I am involved in a number of small (100 attendees or so) conference series: CPAI-OR, PATAT, MISTA, and a number of others. One problem all of these smaller conferences have is getting enough people to attend. Typically, they are competitive, so only accept a limited (30 or so) number of papers. This means we get 30 or so attendees naturally, and then have to struggle to attract more “non-speakers”. Many universities will not fund travel when no talk is given, so getting an audience can be a struggle.
Large conferences like INFORMS have a related problem: there are just not enough rooms for everyone. At the last INFORMS conference in Pittsburgh, we ran 55 parallel sessions and packed 4 talks into practically every 90 minute session.
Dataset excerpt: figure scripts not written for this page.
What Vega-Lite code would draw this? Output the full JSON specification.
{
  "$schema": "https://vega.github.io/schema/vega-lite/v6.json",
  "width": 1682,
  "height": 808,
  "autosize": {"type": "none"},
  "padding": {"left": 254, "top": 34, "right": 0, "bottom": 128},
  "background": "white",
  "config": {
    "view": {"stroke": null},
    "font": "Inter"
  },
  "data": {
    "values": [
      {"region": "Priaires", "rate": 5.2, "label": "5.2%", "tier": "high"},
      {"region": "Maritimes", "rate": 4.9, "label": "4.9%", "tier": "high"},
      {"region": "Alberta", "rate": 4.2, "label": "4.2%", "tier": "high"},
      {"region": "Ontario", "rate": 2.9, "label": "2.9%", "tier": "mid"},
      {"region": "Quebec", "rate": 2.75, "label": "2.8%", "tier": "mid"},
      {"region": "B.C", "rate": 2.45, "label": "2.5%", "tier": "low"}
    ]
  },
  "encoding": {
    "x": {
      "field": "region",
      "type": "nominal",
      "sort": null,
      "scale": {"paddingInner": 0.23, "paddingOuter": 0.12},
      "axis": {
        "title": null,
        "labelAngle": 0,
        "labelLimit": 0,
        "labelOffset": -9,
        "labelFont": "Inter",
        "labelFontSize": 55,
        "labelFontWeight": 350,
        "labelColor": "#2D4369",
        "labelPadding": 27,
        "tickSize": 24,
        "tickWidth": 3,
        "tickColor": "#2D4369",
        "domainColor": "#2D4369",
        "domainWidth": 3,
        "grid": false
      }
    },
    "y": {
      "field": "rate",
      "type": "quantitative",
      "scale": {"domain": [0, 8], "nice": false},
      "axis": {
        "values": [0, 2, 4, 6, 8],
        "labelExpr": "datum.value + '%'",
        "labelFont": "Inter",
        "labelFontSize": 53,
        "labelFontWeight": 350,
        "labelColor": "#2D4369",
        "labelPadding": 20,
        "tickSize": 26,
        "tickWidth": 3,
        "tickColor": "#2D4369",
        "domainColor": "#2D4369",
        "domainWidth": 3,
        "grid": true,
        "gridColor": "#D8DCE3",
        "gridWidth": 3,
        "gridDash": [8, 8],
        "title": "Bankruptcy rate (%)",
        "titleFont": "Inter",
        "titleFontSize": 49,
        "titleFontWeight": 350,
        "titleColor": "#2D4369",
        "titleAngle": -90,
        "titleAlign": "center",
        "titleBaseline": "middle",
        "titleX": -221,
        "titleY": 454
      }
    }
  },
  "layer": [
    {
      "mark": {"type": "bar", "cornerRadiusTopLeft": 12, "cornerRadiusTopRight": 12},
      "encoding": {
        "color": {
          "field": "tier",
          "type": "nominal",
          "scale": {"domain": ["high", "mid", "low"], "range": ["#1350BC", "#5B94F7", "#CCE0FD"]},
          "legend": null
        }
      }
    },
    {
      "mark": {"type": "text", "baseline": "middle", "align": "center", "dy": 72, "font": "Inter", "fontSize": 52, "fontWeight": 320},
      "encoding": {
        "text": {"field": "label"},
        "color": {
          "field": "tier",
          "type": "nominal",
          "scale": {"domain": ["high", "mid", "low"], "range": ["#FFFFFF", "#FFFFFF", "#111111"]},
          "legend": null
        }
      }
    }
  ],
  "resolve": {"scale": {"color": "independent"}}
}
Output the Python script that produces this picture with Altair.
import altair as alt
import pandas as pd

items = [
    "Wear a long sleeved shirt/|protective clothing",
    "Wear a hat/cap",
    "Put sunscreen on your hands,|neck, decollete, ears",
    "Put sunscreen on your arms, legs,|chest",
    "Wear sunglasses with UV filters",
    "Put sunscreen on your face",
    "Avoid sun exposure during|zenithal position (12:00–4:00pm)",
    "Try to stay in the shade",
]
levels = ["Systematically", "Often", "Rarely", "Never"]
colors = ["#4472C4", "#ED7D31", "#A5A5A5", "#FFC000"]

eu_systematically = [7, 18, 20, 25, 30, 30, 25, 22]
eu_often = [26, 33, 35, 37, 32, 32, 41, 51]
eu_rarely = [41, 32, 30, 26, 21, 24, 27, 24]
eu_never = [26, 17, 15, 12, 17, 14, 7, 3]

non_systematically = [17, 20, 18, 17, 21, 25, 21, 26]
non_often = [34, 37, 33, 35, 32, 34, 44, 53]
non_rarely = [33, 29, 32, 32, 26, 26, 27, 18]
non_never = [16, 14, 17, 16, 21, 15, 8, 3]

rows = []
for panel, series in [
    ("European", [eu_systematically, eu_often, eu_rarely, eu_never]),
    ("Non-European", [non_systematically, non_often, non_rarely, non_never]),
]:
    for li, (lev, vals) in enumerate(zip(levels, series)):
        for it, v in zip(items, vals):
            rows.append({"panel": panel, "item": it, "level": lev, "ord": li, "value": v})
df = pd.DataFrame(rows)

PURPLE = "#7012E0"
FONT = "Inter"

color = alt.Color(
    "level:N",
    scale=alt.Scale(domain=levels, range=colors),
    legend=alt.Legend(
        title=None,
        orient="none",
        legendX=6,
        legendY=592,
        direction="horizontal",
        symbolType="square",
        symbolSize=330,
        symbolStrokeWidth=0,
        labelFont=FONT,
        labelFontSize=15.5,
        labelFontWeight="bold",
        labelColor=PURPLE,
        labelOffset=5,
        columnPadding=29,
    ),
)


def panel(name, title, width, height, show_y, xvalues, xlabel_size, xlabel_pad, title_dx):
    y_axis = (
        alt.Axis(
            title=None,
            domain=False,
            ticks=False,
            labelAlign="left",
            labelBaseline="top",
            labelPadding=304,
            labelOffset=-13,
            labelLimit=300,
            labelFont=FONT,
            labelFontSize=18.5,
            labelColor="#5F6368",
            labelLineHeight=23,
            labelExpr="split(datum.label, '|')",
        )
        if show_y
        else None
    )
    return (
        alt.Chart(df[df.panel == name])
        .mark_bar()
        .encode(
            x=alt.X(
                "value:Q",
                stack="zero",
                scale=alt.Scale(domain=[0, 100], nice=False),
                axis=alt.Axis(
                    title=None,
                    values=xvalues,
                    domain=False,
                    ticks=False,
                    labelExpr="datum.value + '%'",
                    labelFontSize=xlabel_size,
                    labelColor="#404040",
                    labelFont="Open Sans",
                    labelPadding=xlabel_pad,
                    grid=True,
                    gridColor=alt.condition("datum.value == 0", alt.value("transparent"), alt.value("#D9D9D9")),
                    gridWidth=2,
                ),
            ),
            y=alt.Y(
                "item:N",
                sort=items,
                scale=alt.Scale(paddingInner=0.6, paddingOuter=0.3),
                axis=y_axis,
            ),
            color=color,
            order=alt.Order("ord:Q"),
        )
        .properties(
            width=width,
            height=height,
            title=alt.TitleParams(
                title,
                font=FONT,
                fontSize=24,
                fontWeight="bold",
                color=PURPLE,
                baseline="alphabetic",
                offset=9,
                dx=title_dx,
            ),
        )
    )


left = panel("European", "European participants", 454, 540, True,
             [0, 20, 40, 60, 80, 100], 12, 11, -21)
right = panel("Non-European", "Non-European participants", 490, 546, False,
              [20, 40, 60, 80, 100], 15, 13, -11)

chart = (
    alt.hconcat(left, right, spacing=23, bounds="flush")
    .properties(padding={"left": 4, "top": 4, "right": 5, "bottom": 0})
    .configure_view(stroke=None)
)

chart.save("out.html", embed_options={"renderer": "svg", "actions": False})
It looked like we might not have enough space. How could we let everyone in who wants to talk (INFORMS conferences are decidedly not competitive: the organization believes that everyone who wants a chance to talk should be able to talk)?
One common way of handling these constraints is poster sessions, where speakers print out a precis of their work, stick it on posterboards, and then stand around hoping someone will come talk to them. For some fields, this works well, but it rarely works in OR. Often the poster sessions are poorly attended or are of somewhat less status.
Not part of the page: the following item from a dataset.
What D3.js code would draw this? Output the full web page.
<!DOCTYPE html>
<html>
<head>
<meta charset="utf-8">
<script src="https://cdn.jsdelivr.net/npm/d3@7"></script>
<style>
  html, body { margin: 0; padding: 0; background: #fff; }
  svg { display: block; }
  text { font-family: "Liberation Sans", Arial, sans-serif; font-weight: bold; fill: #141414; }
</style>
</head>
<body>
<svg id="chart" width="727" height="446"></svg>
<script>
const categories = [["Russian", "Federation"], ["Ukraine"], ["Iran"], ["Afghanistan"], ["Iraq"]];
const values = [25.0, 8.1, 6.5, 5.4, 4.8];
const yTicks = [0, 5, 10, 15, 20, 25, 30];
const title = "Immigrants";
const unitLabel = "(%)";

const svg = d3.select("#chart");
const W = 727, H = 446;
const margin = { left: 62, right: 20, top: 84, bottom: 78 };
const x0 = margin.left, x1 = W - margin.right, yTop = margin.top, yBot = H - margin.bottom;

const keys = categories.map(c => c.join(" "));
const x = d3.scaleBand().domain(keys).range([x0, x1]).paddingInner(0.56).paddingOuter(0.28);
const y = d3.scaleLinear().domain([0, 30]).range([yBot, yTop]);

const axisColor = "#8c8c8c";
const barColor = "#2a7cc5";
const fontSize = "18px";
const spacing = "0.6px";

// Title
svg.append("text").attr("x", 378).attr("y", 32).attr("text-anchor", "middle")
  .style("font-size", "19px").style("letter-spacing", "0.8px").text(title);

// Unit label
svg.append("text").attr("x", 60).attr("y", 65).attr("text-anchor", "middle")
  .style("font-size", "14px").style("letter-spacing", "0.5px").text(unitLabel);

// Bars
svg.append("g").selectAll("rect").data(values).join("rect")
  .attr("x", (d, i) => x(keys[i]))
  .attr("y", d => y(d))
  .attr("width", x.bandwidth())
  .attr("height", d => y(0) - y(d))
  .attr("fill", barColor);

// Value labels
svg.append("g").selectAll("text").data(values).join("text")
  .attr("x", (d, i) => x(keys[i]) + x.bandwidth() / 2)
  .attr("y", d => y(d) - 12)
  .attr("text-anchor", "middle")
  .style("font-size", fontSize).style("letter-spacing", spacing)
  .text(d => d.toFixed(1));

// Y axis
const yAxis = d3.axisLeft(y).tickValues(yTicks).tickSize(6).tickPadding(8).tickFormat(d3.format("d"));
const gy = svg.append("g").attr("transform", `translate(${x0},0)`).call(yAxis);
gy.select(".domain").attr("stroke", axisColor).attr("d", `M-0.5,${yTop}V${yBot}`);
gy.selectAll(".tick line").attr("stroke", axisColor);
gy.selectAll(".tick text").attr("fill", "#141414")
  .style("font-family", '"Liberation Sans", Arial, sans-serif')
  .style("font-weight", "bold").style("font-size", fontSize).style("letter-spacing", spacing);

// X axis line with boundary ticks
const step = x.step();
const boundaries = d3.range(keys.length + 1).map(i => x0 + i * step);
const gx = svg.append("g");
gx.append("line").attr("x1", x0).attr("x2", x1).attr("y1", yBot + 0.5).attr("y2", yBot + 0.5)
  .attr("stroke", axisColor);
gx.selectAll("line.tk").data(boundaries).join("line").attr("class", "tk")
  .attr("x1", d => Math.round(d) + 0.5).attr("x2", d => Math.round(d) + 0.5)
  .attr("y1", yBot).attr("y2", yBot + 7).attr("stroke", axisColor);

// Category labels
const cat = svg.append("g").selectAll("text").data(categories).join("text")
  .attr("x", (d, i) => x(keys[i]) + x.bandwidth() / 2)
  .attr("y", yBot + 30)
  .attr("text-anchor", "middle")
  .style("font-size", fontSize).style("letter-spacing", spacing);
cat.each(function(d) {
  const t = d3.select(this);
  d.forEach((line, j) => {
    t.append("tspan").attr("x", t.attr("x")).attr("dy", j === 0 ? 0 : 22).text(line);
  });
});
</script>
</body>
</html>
Wired magazine has an article on a solution to all this: Pecha Kucha. Pecha Kucha was “invented” in Tokyo for architects to show their stuff off. It has now taken off as a form of performance art.
Let us now bullet-point our praise for Mark Dytham and Astrid Klein, two Tokyo-based architects who have turned PowerPoint, that fixture of cubicle life, into both art form and competitive sport. Their innovation, dubbed pecha-kucha (Japanese for “chatter”), applies a simple set of rules to presentations: exactly 20 slides displayed for 20 seconds each. That’s it. Say what you need to say in six minutes and 40 seconds of exquisitely matched words and images and then sit the hell down. The result, in the hands of masters of the form, combines business meeting and poetry slam to transform corporate clich into surprisingly compelling beat-the-clock performance art.
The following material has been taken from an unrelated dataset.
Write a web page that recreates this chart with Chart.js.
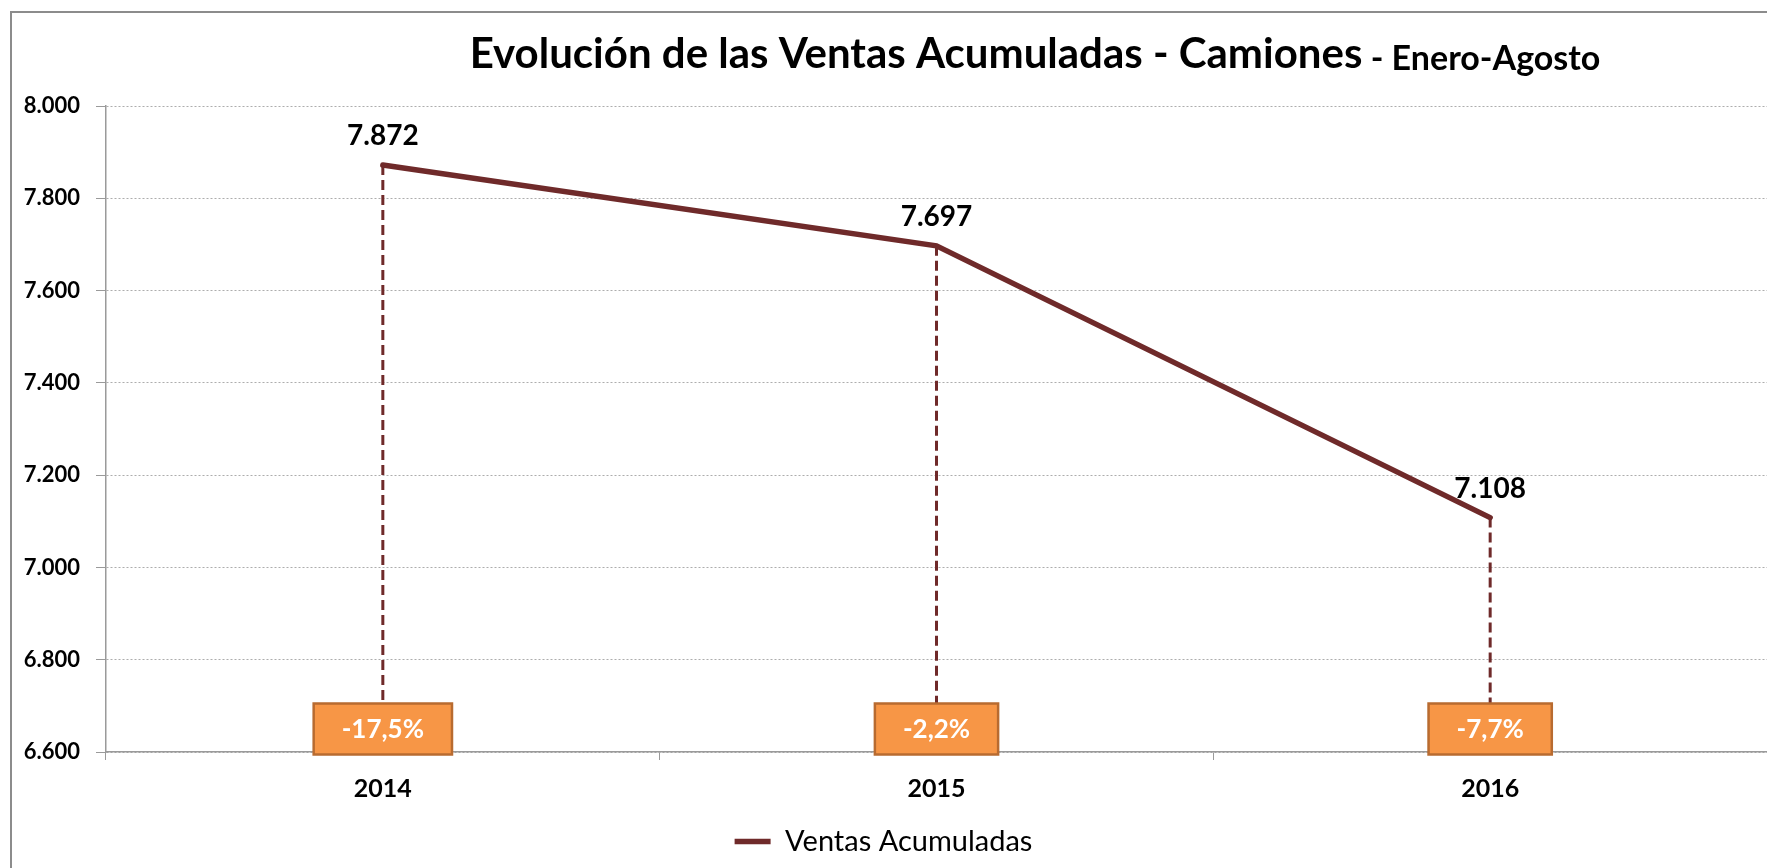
<!DOCTYPE html>
<html lang="es">
<head>
<meta charset="utf-8">
<title>Evolución de las Ventas Acumuladas - Camiones</title>
<script src="https://cdn.jsdelivr.net/npm/chart.js@4.4.1/dist/chart.umd.min.js"></script>
<style>
  html, body { margin: 0; padding: 0; background: #fff; }
  #wrap { width: 1767px; height: 868px; }
</style>
</head>
<body>
<div id="wrap"><canvas id="chart" width="1767" height="868"></canvas></div>
<script>
// Datos
const years = ['2014', '2015', '2016'];
const ventas = [7872, 7697, 7108];
const variacion = [-17.5, -2.2, -7.7];
const yMin = 6600;
const yMax = 8000;
const yStep = 200;

const FONT = "Lato, 'Open Sans', sans-serif";
const LINE_COLOR = '#6F2A2A';
const BOX_FILL = '#F79646';
const BOX_EDGE = '#B86B30';
const AXIS_GRAY = '#9a9a9a';

// 7872 -> "7.872"
function formatMiles(v) {
    return Math.round(v).toString().replace(/\B(?=(\d{3})+(?!\d))/g, '.');
}

// -17.5 -> "-17,5%"
function formatPct(v) {
    return v.toFixed(1).replace('.', ',') + '%';
}

// white background + the grey frame at top / left
const framePlugin = {
    id: 'marco',
    beforeDraw(chart) {
        const ctx = chart.ctx;
        ctx.save();
        ctx.fillStyle = '#fff';
        ctx.fillRect(0, 0, chart.width, chart.height);
        ctx.strokeStyle = '#8c8c8c';
        ctx.lineWidth = 2;
        ctx.beginPath();
        ctx.moveTo(11, chart.height);
        ctx.lineTo(11, 12);
        ctx.lineTo(chart.width, 12);
        ctx.stroke();
        ctx.restore();
    }
};

// title with two font sizes
const titlePlugin = {
    id: 'titulo',
    afterDraw(chart) {
        const ctx = chart.ctx;
        const main = 'Evolución de las Ventas Acumuladas - Camiones';
        const sub = ' - Enero-Agosto';
        ctx.save();
        ctx.fillStyle = '#000';
        ctx.textBaseline = 'alphabetic';
        ctx.textAlign = 'left';
        ctx.font = 'bold 42px ' + FONT;
        const w1 = ctx.measureText(main).width;
        ctx.font = 'bold 34px ' + FONT;
        const w2 = ctx.measureText(sub).width;
        const x0 = 1035 - (w1 + w2) / 2;
        ctx.font = 'bold 42px ' + FONT;
        ctx.fillText(main, x0, 68);
        ctx.font = 'bold 34px ' + FONT;
        ctx.fillText(sub, x0 + w1, 70);
        ctx.restore();
    }
};

// drop lines, value labels and the orange variation boxes
const marcasPlugin = {
    id: 'marcas',
    beforeDatasetsDraw(chart) {
        const ctx = chart.ctx;
        const meta = chart.getDatasetMeta(0);
        const boxMid = chart.scales.y.getPixelForValue(yMin) - 23;
        ctx.save();
        ctx.strokeStyle = LINE_COLOR;
        ctx.lineWidth = 3;
        ctx.setLineDash([10, 5]);
        meta.data.forEach(pt => {
            ctx.beginPath();
            ctx.moveTo(pt.x, pt.y);
            ctx.lineTo(pt.x, boxMid - 25);
            ctx.stroke();
        });
        ctx.restore();
    },
    afterDatasetsDraw(chart) {
        const ctx = chart.ctx;
        const meta = chart.getDatasetMeta(0);
        const boxMid = chart.scales.y.getPixelForValue(yMin) - 23;
        ctx.save();
        meta.data.forEach((pt, i) => {
            // value label
            ctx.fillStyle = '#000';
            ctx.font = 'bold 28px ' + FONT;
            ctx.textAlign = 'center';
            ctx.textBaseline = 'alphabetic';
            ctx.fillText(formatMiles(ventas[i]), pt.x, pt.y - 20);

            // variation box
            const txt = formatPct(variacion[i]);
            ctx.font = 'bold 26px ' + FONT;
            const w = ctx.measureText(txt).width + 56;
            const h = 51;
            ctx.fillStyle = BOX_FILL;
            ctx.strokeStyle = BOX_EDGE;
            ctx.lineWidth = 2.5;
            ctx.fillRect(pt.x - w / 2, boxMid - h / 2, w, h);
            ctx.strokeRect(pt.x - w / 2, boxMid - h / 2, w, h);
            ctx.fillStyle = '#fff';
            ctx.textBaseline = 'middle';
            ctx.fillText(txt, pt.x, boxMid + 1);
        });
        ctx.restore();
    }
};

new Chart(document.getElementById('chart'), {
    type: 'line',
    data: {
        labels: years,
        datasets: [{
            label: 'Ventas Acumuladas',
            data: ventas,
            borderColor: LINE_COLOR,
            backgroundColor: LINE_COLOR,
            borderWidth: 5.5,
            borderCapStyle: 'round',
            pointRadius: 0,
            pointHoverRadius: 0,
            tension: 0,
            clip: false
        }]
    },
    options: {
        responsive: false,
        animation: false,
        layout: {
            padding: { top: 106, left: 0, right: 0, bottom: 2 }
        },
        plugins: {
            title: { display: false },
            tooltip: { enabled: false },
            legend: {
                position: 'bottom',
                labels: {
                    usePointStyle: true,
                    pointStyle: 'line',
                    pointStyleWidth: 36,
                    color: '#000',
                    padding: 10,
                    font: { family: FONT, size: 29 }
                }
            }
        },
        scales: {
            x: {
                offset: true,
                grid: {
                    offset: true,
                    drawOnChartArea: false,
                    drawTicks: true,
                    tickLength: 8,
                    color: AXIS_GRAY
                },
                border: { color: AXIS_GRAY, width: 1.5 },
                ticks: {
                    color: '#000',
                    padding: 14,
                    font: { family: FONT, size: 25, weight: 'bold' }
                },
                afterFit(scale) { scale.height = 65; }
            },
            y: {
                min: yMin,
                max: yMax,
                ticks: {
                    stepSize: yStep,
                    color: '#000',
                    padding: 16,
                    font: { family: FONT, size: 22, weight: 'bold' },
                    callback: v => formatMiles(v)
                },
                grid: {
                    color: '#adadad',
                    tickColor: AXIS_GRAY,
                    tickLength: 10,
                    tickBorderDash: [],
                    lineWidth: 1
                },
                border: { color: AXIS_GRAY, width: 1.5, dash: [2, 2] },
                afterFit(scale) { scale.width = 106; }
            }
        }
    },
    plugins: [framePlugin, marcasPlugin, titlePlugin]
});
</script>
</body>
</html>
Perfect! Let’s run a conference where every presentation abides by these rules. No more half-hour detailed run-through of proofs (which no-one in the audience is following), but 6 minutes 40 seconds of operations research performance art. Put six of them in an hour-long session, have 20 minutes afterwards for mingling and one-on-one informal questions, ring a bell and move on to the next session. Seven such sessions a day allows time for lunch and a big-shot giving a plenary. Small conferences have room for 120 presentations over 3 days. INFORMS could run with only 20 parallel sessions.
I think it would be a bit exhausting, but I have no doubt attendees would get more out of the conference. And the presentations would then be perfect for YouTube and other uses.
I see from the site that there is a Pecha Kucha event in Auckland: I will have to get over to it (and think about how my research best fits into twenty 20-second slides).